To put it simply: that depends much on your preferences and the regions you visit. Generally we find the nature and the sceneries of the wine regions most beautiful in spring. This is also when winemakers release their latest vintage. We enjoy tasting crisp dry white wines most in summer - but you might have to share the pleasure with many other tourists, especially in the most popular regions such as Mosel or Rheingau. In autumn the colours of the vineyards can be spellbinding. Generally harvest time - throughout September and Oktober - is one of the busiest for German vintners though. And winter has a charm of its very own with many winemakers teaming up regionally to create intimate Christmas markets at their historic estates and wine cellars.
You have just a couple of days? Plan a stop in Mainz, which earned the title Great Wine Capital in 2008. Mainz, surrounded by vineyards and full of historic wine bars offers plenty of opportunities for wine lovers to discover a historic city and German wine. Also, from here top wine regions such as Rheingau, Rheinhessen, Nahe, Mosel (Moselle) and Pfalz (Palatinate) are just a day tour away.
Know which region you'd like to see, which winemaker you want to visit. Germany has 8,000 wineries - choices can be overwhelming. While the majority produce beautiful wines you still might want to consider visiting winemakers that stand out for their wines. That's about still about 1000 estates. Select well: not all estates have the capacity to accommodate English speaking visitors.
Also, feel free to contact insiders - for instance BottleStops - for advice on your itinerary.
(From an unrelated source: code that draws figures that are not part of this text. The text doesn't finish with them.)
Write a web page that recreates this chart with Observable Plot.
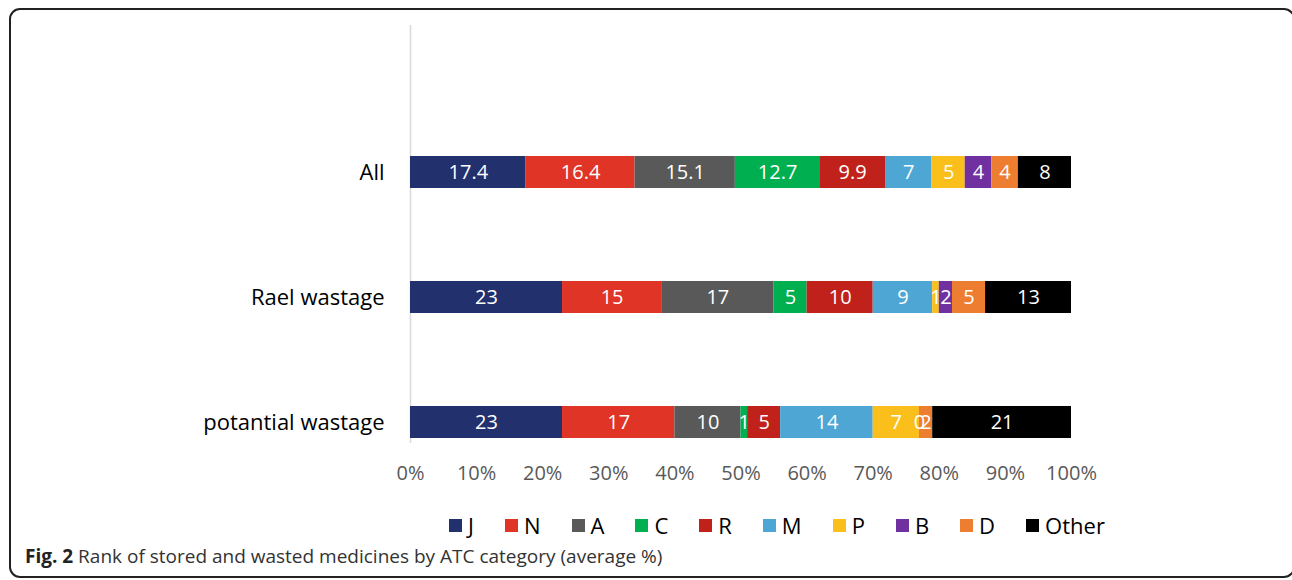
<!DOCTYPE html>
<html>
<head>
<meta charset="utf-8">
<script src="https://cdn.jsdelivr.net/npm/d3@7"></script>
<script src="https://cdn.jsdelivr.net/npm/@observablehq/plot@0.6"></script>
<style>
  html, body { margin: 0; padding: 0; background: #fff; }
  body { width: 1292px; height: 580px; position: relative; overflow: hidden; font-family: "Open Sans", sans-serif; }
  #frame { position: absolute; left: 9px; top: 8px; width: 1286px; height: 570px; box-sizing: border-box;
           border: 2px solid #222; border-radius: 11px; }
  #chart { position: absolute; left: 0; top: 0; }
  #legend { position: absolute; left: 449px; top: 510px; display: flex; align-items: center; font-size: 22px; color: #000; }
  #legend .item { display: flex; align-items: center; margin-right: 31px; }
  #legend .sw { width: 13px; height: 13px; margin-right: 6px; }
  #caption { position: absolute; left: 25px; top: 543px; font-size: 19px; color: #333; white-space: nowrap; }
  #caption b { color: #222; }
</style>
</head>
<body>
<div id="frame"></div>
<div id="chart"></div>
<div id="legend"></div>
<div id="caption"><b>Fig. 2</b> Rank of stored and wasted medicines by ATC category (average %)</div>
<script>
const categories = ["All", "Rael wastage", "potantial wastage"];
const keys = ["J", "N", "A", "C", "R", "M", "P", "B", "D", "Other"];
const colors = ["#22306e", "#e03426", "#595959", "#00b050", "#c0211a", "#4ea6d5", "#fbbf1c", "#7030a0", "#ed7d31", "#000000"];
const allValues = [17.4, 16.4, 15.1, 12.7, 9.9, 7, 5, 4, 4, 8];
const realValues = [23, 15, 17, 5, 10, 9, 1, 2, 5, 13];
const potentialValues = [23, 17, 10, 1, 5, 14, 7, 0, 2, 21];
const xTicks = [0, 0.1, 0.2, 0.3, 0.4, 0.5, 0.6, 0.7, 0.8, 0.9, 1];

const seriesByCat = [allValues, realValues, potentialValues];
const data = [];
categories.forEach((cat, i) => {
  keys.forEach((k, j) => data.push({cat, key: k, value: seriesByCat[i][j]}));
});

const chart = Plot.plot({
  width: 1292,
  height: 495,
  marginLeft: 410,
  marginRight: 221,
  marginTop: 25,
  marginBottom: 52,
  style: {fontFamily: "Open Sans", background: "transparent"},
  x: {domain: [0, 1]},
  y: {domain: categories, range: [92, 502], paddingInner: 0.746, paddingOuter: 0.5},
  color: {domain: keys, range: colors},
  marks: [
    Plot.ruleX([0], {stroke: "#d9d9d9", strokeWidth: 1.5}),
    Plot.barX(data, Plot.stackX({x: "value", y: "cat", fill: "key", z: "key", offset: "normalize"})),
    Plot.text(data, Plot.stackX({x: "value", y: "cat", z: "key", offset: "normalize",
      text: d => String(d.value), fill: "white", fontSize: 20})),
    Plot.axisX({ticks: xTicks, tickFormat: d3.format(".0%"), tickSize: 0, tickPadding: 22,
      fontSize: 20, fill: "#595959", label: null}),
    Plot.axisY({tickSize: 0, tickPadding: 26, fontSize: 22, fill: "#000", label: null})
  ]
});
document.getElementById("chart").appendChild(chart);

const legend = document.getElementById("legend");
keys.forEach((k, j) => {
  const it = document.createElement("div");
  it.className = "item";
  const sw = document.createElement("span");
  sw.className = "sw";
  sw.style.background = colors[j];
  const lab = document.createElement("span");
  lab.textContent = k;
  it.appendChild(sw);
  it.appendChild(lab);
  legend.appendChild(it);
});
</script>
</body>
</html>
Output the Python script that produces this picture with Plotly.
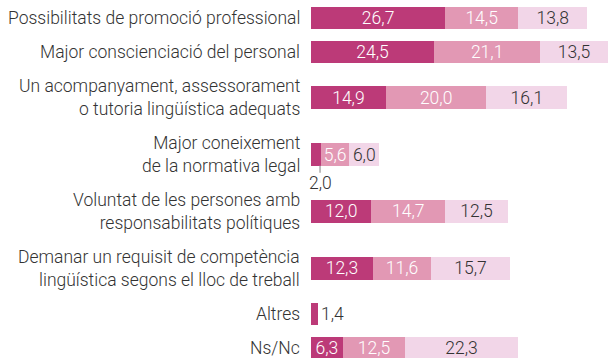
import plotly.graph_objects as go

# Survey categories (top to bottom) and the three stacked response groups
categories = [
    "Possibilitats de promoció professional",
    "Major conscienciació del personal",
    "Un acompanyament, assessorament<br>o tutoria lingüística adequats",
    "Major coneixement<br>de la normativa legal",
    "Voluntat de les persones amb<br>responsabilitats polítiques",
    "Demanar un requisit de competència<br>lingüística segons el lloc de treball",
    "Altres",
    "Ns/Nc",
]

group_1 = [26.7, 24.5, 14.9, 2.0, 12.0, 12.3, 1.4, 6.3]
group_2 = [14.5, 21.1, 20.0, 5.6, 14.7, 11.6, None, 12.5]
group_3 = [13.8, 13.5, 16.1, 6.0, 12.5, 15.7, None, 22.3]

# Styling
FONT = "Roboto"
TEXT_DARK = "#333333"
colors = ["#BC3A78", "#E298B4", "#F2D6E8"]
W, H = 608, 358
BAR_LEFT = 311
BAR_H = 22.6
SMALL = 4.0  # segments narrower than this get their label outside

series = [group_1, group_2, group_3]
totals = [sum(v or 0 for v in row) for row in zip(*series)]
x_max = max(totals)

# Row centres in pixels: spacing grows with the number of label lines
lines = [c.count("<br>") + 1 for c in categories]
row_y = [18.0]
for a, b in zip(lines[:-1], lines[1:]):
    row_y.append(row_y[-1] + 11.3 + 11.4 * (a + b))

fig = go.Figure()
for i, (vals, col) in enumerate(zip(series, colors)):
    pos = []
    for j, v in enumerate(vals):
        if v is None:
            pos.append("none")
        elif v < SMALL:
            pos.append("outside" if i == 0 and all(s[j] is None for s in series[1:]) else "none")
        else:
            pos.append("inside")
    fig.add_trace(go.Bar(
        y=row_y, x=vals, orientation="h", width=BAR_H,
        marker=dict(color=col, line=dict(width=0)),
        texttemplate="%{x:.1f}", textposition=pos,
        insidetextanchor="middle", constraintext="none", textangle=0,
        insidetextfont=dict(family=FONT, size=17.5, weight=300,
                            color="white" if i < 2 else TEXT_DARK),
        outsidetextfont=dict(family=FONT, size=17.5, weight=300, color=TEXT_DARK),
        cliponaxis=False, hoverinfo="skip", showlegend=False,
    ))

annotations = []
for cat, y in zip(categories, row_y):
    annotations.append(dict(
        text=cat, xref="paper", x=302 / W, xanchor="right", align="right",
        yref="y", y=y, yanchor="middle", showarrow=False,
        font=dict(family=FONT, size=17.5, weight=300, color=TEXT_DARK),
    ))

# Small inside segment that is labelled below its bar with a leader tick
shapes = []
for j, v in enumerate(group_1):
    if v < SMALL and group_2[j] is not None:
        bottom = row_y[j] + BAR_H / 2
        xt = v - 0.2
        shapes.append(dict(type="line", xref="x", yref="y", x0=xt, x1=xt,
                           y0=bottom, y1=bottom + 7,
                           line=dict(color="#AAAAAA", width=1.5)))
        annotations.append(dict(
            text=f"{v:.1f}".replace(".", ","), xref="x", x=xt, xanchor="center",
            yref="y", y=bottom + 17, yanchor="middle", showarrow=False,
            font=dict(family=FONT, size=17.5, weight=300, color=TEXT_DARK),
        ))

fig.update_layout(
    width=W, height=H, margin=dict(l=0, r=0, t=0, b=0),
    paper_bgcolor="white", plot_bgcolor="white",
    barmode="stack", separators=", ",
    xaxis=dict(domain=[BAR_LEFT / W, 1], range=[0, x_max],
               visible=False, fixedrange=True),
    yaxis=dict(range=[H, 0], visible=False, fixedrange=True),
    annotations=annotations, shapes=shapes,
    font=dict(family=FONT, weight=300, color=TEXT_DARK),
)

fig.write_html("out.html")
As one of the biggest difference to Australian, U.S. or New Zealand wineries very few winemakers have a permanent setup to welcome visitors. Large reception areas or estate restaurants are rare. Still, visitors are welcome - if you ring or knock during work-hours you might get invited in for a tasting. Many winemakers appreciate a call in advance though. Tastings are usually free of charge, yet it is expected you do make a purchase.
Want to taste wine on a broader scale? Want to enjoy a glass the way locals do? Attend a Weinfest, and/or visit a Strausswirtschaft.
Weinfests take place throughout the wine regions almost every weekend. In a healthy competition to each other they show off the best the hosting wine villages have to offer. Making their way from stall to stall visitors can taste their way through the immense range of varieties at very little costs per glass. A Strausswirtschaft (also known as 'Gutsausschank', 'Besenwirtschaft', 'Heuriger' in Austria) is a temporary tavern set up by a winemaker within his own estate. Typically open in summer and early autumn these family catered taverns offer the winery's own wines and a range of authentic, homemade food.
Riesling! The culture of making great wines from Riesling reaches back into Germany of the 11th century - this is the grape that the most famous German wines are being made from. There are few other white wine varieties that can rival Riesling's spectrum of styles, aromas and tastes, all the way from bone dry to noble sweet. Taste them at their best in Rheingau, Moselle, Nahe and Rheinhessen.
Pinot Noirs: insiders have noted it for a while, Pinot Noirs are making a huge comeback on an international level. In the past decade winemakers have had a close look at the Pinots from Burgundy only to now create fantastic reds of their own. Rheinhessen, Ahr and Baden produce some beautiful Pinot Noirs
Another grape variety that has enjoyed much attention in recent times are Pinot Blanc, Pinot Gris and Germany's very own Silvaner.